Believes he lives in a world where an elite society with magical powers
exists in secret from the normal people, who they control and despise.
(WARNING: May also be a sign your child is Ralph Nader)
At his little league soccer game, he just runs around the field aimlessly,
paying NO attention to the rest of the game, but intent on catching a
particular bumble bee. When he catches it he yells, "WE WIN! WE WIN!" And
then "OWWWWWWWWWWW!" (WARNING: This may also be a sign that you should
just let him take the dance classes he wanted instead of forcing him to
play soccer.)
Thinks recieving a disfiguring facial scar is "way cool." Sometimes
lingers while crossing busy streets.
Insisted on a pet owl, and is constantly disappointed when it brings him
field mice instead of mail.
Has not been meeting his quota of wallets or athletic shoes. Maybe some
time in the box will help....
His skin has turned pale and clammy. His eyes, overlarge, and sunken in.
He doesn't eat, piddles right where he is, and hardly ever moves except to
flip a well worn page.
Has ruined all the pots and pans trying to make magic potions
Stands in front of the mirror, claiming it's a magic mirror that lets him
see what would make him most happy. When you smirk and ask him what he
sees, he responds, "Well for starters, a parent that's more supportive of
my craft and not such a sarcastic jerk all the time!"
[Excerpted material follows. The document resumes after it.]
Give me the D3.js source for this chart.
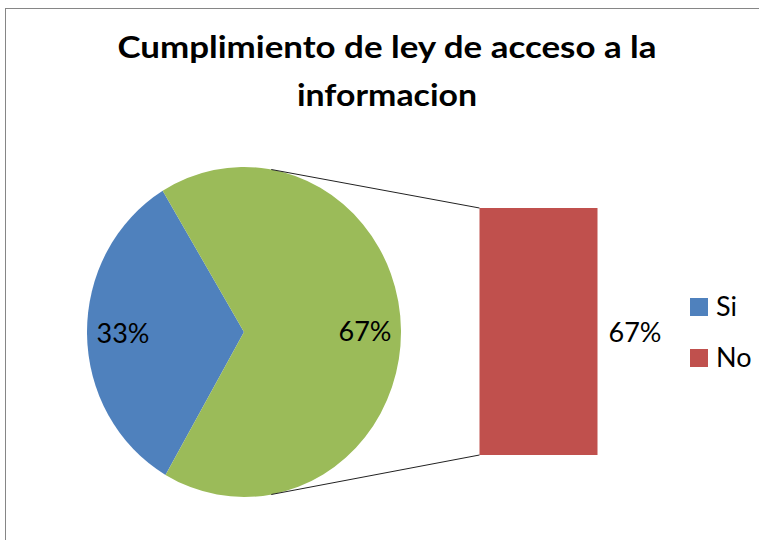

Seems to think that Myrtle, the girl two flats up who's always bringing
home different men, is a ghost.
Is often found in the kitchen wearing a cape and straddling a broom.
(WARNING: may also be a sign that your kid is goth and bi-curious)
Speaks parseltongue fluently enough to make partner in his midtown
manhattan law firm.
Makes casual "parseltongue" references in conversation and just assumes
everyone will know what he's talking about.
Daniel Radcliffe posters cure child of longtime debilitating "Billy
Elliot" crush.
Frequently turns in current events papers on "Harry Potter and the Chamber
of Commerce"
She locks herself in a bank vault in order to have time to read, read,
read and be left alone to read.
Every time you see your kid, they're reading a Harry Potter book.